Using the air fryer also taught me how, in the absence of a ton of butter or cooking oil for meat, I could taste subtle flavors again. This was a far cry from my childhood, when I thought that losing butter meant losing flavor altogether. What I found in my journey of using an air fryer was that removing butter and traditional frying can make you feel vulnerable as a home cook, but it can also challenge you to use flavor more intentionally. And when I used butter sparingly, my tastebuds were reintroduced to how great it tastes.
Even more important, I finally understood why the George Foreman Grill mattered so much. Once I started using my air fryer, I learned that the convenience of kitchen technology doesn’t mean worthless, flavorless food simply because it wasn’t made on the stove. Gadgets like these are ingenious because they save a significant amount of time even when you factor in prep.
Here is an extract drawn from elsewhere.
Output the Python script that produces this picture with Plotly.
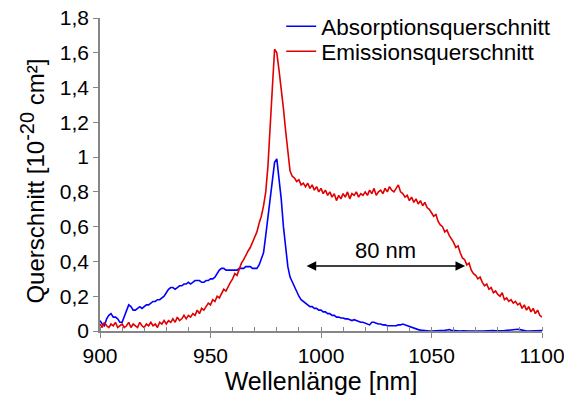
import plotly.graph_objects as go

wavelength = list(range(900, 1101))

absorption = [
    0.06, 0.04, 0.03, 0.07, 0.09, 0.10, 0.08, 0.08, 0.07, 0.05,
    0.05, 0.08, 0.12, 0.15, 0.14, 0.12, 0.12, 0.13, 0.14, 0.13,
    0.14, 0.15, 0.15, 0.16, 0.17, 0.17, 0.18, 0.18, 0.19, 0.20,
    0.22, 0.24, 0.25, 0.25, 0.24, 0.25, 0.26, 0.26, 0.27, 0.27,
    0.28, 0.27, 0.28, 0.29, 0.29, 0.29, 0.28, 0.28, 0.29, 0.29,
    0.30, 0.30, 0.31, 0.33, 0.35, 0.36, 0.36, 0.35, 0.35, 0.35,
    0.35, 0.35, 0.35, 0.36, 0.36, 0.36, 0.37, 0.37, 0.37, 0.36,
    0.36, 0.36, 0.38, 0.41, 0.45, 0.55, 0.65, 0.74, 0.86, 0.97,
    0.99, 0.88, 0.76, 0.60, 0.47, 0.37, 0.31, 0.28, 0.25, 0.22,
    0.20, 0.18, 0.17, 0.16, 0.15, 0.14, 0.14, 0.13, 0.13, 0.12,
    0.12, 0.11, 0.11, 0.10, 0.10, 0.09, 0.09, 0.08, 0.08, 0.075,
    0.075, 0.07, 0.07, 0.065, 0.06, 0.065, 0.06, 0.055, 0.05, 0.05,
    0.045, 0.04, 0.035, 0.05, 0.05, 0.045, 0.04, 0.04, 0.035, 0.035,
    0.03, 0.03, 0.03, 0.03, 0.03, 0.035, 0.035, 0.04, 0.035, 0.03,
    0.025, 0.02, 0.015, 0.01, 0.008, 0.005, 0.003, 0.002, 0.001, 0.0,
    0.0, 0.0, 0.001, 0.002, 0.003, 0.002, 0.004, 0.006, 0.008, 0.004,
    0.002, 0.001, 0.0, 0.0, 0.001, 0.002, 0.001, 0.0, 0.0, 0.001,
    0.002, 0.001, 0.0, 0.0, 0.001, 0.0, 0.0, 0.001, 0.002, 0.001,
    0.0, 0.0, 0.001, 0.002, 0.004, 0.006, 0.008, 0.010, 0.012, 0.010,
    0.008, 0.004, 0.002, 0.0, 0.0, 0.001, 0.002, 0.003, 0.004, 0.003, 0.002,
]

emission = [
    0.04, 0.02, 0.05, 0.03, 0.02, 0.04, 0.03, 0.05, 0.02, 0.03,
    0.04, 0.02, 0.03, 0.05, 0.02, 0.04, 0.03, 0.02, 0.05, 0.03,
    0.02, 0.04, 0.03, 0.05, 0.03, 0.04, 0.02, 0.05, 0.04, 0.06,
    0.04, 0.06, 0.05, 0.07, 0.05, 0.08, 0.06, 0.07, 0.09, 0.07,
    0.09, 0.08, 0.10, 0.09, 0.12, 0.10, 0.13, 0.12, 0.14, 0.16,
    0.15, 0.18, 0.17, 0.20, 0.19, 0.22, 0.24, 0.23, 0.26, 0.28,
    0.30, 0.33, 0.32, 0.36, 0.39, 0.41, 0.44, 0.46, 0.48, 0.51,
    0.53, 0.57, 0.62, 0.66, 0.72, 0.80, 0.95, 1.15, 1.40, 1.62,
    1.60, 1.50, 1.40, 1.28, 1.15, 1.02, 0.92, 0.89, 0.88, 0.86,
    0.87, 0.84, 0.85, 0.83, 0.85, 0.82, 0.84, 0.81, 0.83, 0.80,
    0.82, 0.79, 0.81, 0.78, 0.80, 0.77, 0.79, 0.75, 0.78, 0.76,
    0.79, 0.77, 0.80, 0.76, 0.79, 0.78, 0.80, 0.77, 0.79, 0.78,
    0.80, 0.78, 0.81, 0.79, 0.82, 0.78, 0.80, 0.81, 0.79, 0.82,
    0.80, 0.83, 0.81, 0.80, 0.82, 0.84, 0.80, 0.79, 0.77, 0.78,
    0.75, 0.77, 0.74, 0.76, 0.73, 0.75, 0.72, 0.74, 0.71, 0.70,
    0.68, 0.66, 0.67, 0.63, 0.61, 0.60, 0.57, 0.58, 0.55, 0.53,
    0.51, 0.48, 0.49, 0.45, 0.42, 0.41, 0.38, 0.39, 0.35, 0.33,
    0.32, 0.30, 0.31, 0.28, 0.26, 0.27, 0.24, 0.25, 0.22, 0.23,
    0.21, 0.20, 0.22, 0.18, 0.19, 0.17, 0.18, 0.16, 0.17, 0.15,
    0.16, 0.13, 0.15, 0.12, 0.14, 0.11, 0.13, 0.10, 0.12, 0.09, 0.08,
]

y_tickvals = [0, 0.2, 0.4, 0.6, 0.8, 1.0, 1.2, 1.4, 1.6, 1.8]
y_ticktext = ["0", "0,2", "0,4", "0,6", "0,8", "1", "1,2", "1,4", "1,6", "1,8"]
x_tickvals = [900, 950, 1000, 1050, 1100]

arrow_start = 992.8
arrow_end = 1065.2
arrow_y = 0.374
arrow_label = "80 nm"

FONT = "Liberation Sans, Arial, sans-serif"
AXIS_GRAY = "#868686"

fig = go.Figure()
fig.add_trace(go.Scatter(x=wavelength, y=absorption, mode="lines",
                         name="Absorptionsquerschnitt", legend="legend",
                         line=dict(color="#0000ff", width=1.6)))
fig.add_trace(go.Scatter(x=wavelength, y=emission, mode="lines",
                         name="Emissionsquerschnitt", legend="legend2",
                         line=dict(color="#e00000", width=1.6)))

fig.add_annotation(x=arrow_end, y=arrow_y, ax=arrow_start, ay=arrow_y,
                   xref="x", yref="y", axref="x", ayref="y",
                   text="", showarrow=True, arrowhead=2, arrowside="end+start",
                   arrowsize=1.2, arrowwidth=1.6, arrowcolor="black")
fig.add_annotation(x=(arrow_start + arrow_end) / 2, y=arrow_y + 0.09,
                   xref="x", yref="y", text=arrow_label, showarrow=False,
                   font=dict(size=22, color="black", family=FONT))

# y-axis title placed as rotated text (reference is offset from plot centre)
fig.add_annotation(
    x=-0.152, y=0.48, xref="paper", yref="paper", textangle=-90,
    text='Querschnitt [10<sup><span style="font-size:20px">-20</span></sup> cm²]',
    showarrow=False, font=dict(size=24, color="black", family=FONT),
    xanchor="center", yanchor="middle")

legend_common = dict(xanchor="left", yanchor="top", bgcolor="rgba(0,0,0,0)",
                     font=dict(size=22.5, family=FONT), itemwidth=30)

fig.update_layout(
    width=564, height=395,
    margin=dict(l=100, r=22, t=18, b=64, autoexpand=False),
    paper_bgcolor="white", plot_bgcolor="white",
    font=dict(family=FONT, color="black"),
    showlegend=True,
    legend=dict(x=0.41, y=1.041, **legend_common),
    legend2=dict(x=0.41, y=1.041 - 25 / 313, **legend_common),
    xaxis=dict(range=[900, 1100], tickvals=x_tickvals, automargin=False,
               ticklabeloverflow="allow",
               showline=True, linecolor=AXIS_GRAY, linewidth=1.5,
               ticks="outside", ticklen=5, tickcolor=AXIS_GRAY, tickwidth=1.2,
               minor=dict(dtick=10, tick0=900, ticks="inside", ticklen=4,
                          tickcolor=AXIS_GRAY, tickwidth=1),
               showgrid=False, zeroline=False,
               tickfont=dict(size=21),
               title=dict(text="Wellenlänge [nm]", font=dict(size=25), standoff=7)),
    yaxis=dict(range=[0, 1.8], tickvals=y_tickvals, ticktext=y_ticktext,
               automargin=False,
               showline=True, linecolor=AXIS_GRAY, linewidth=1.5,
               ticks="outside", ticklen=5, tickcolor=AXIS_GRAY, tickwidth=1.2,
               showgrid=False, zeroline=False,
               tickfont=dict(size=21)),
)

fig.write_html("out.html")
At the end of the day, I now see that the George Foreman Grill was to my mother what the air fryer is for me: a lifesaver.
Prep: 10 mins
Cook: 30 mins
- 5 small, mid-size chicken thighs (cleaning them with citrus beforehand is cultural, but if you don’t do this, you can skip it)
- 2 Tbsp. poultry seasoning
- 1 Tbsp. black pepper
- 2 tsp. paprika
- 1 tsp. garlic powder
- 1 tsp. onion powder
- 1 tsp. salt
- 1 tsp. cayenne pepper
Combine the seasonings together. Coat the chicken evenly with a bit of canola oil from a spray can and dredge it in the spices. Pop it in the air fryer set at 350-400 degrees Fahrenheit and cook for 30 minutes. Let it cool and serve with whatever else you’ve made.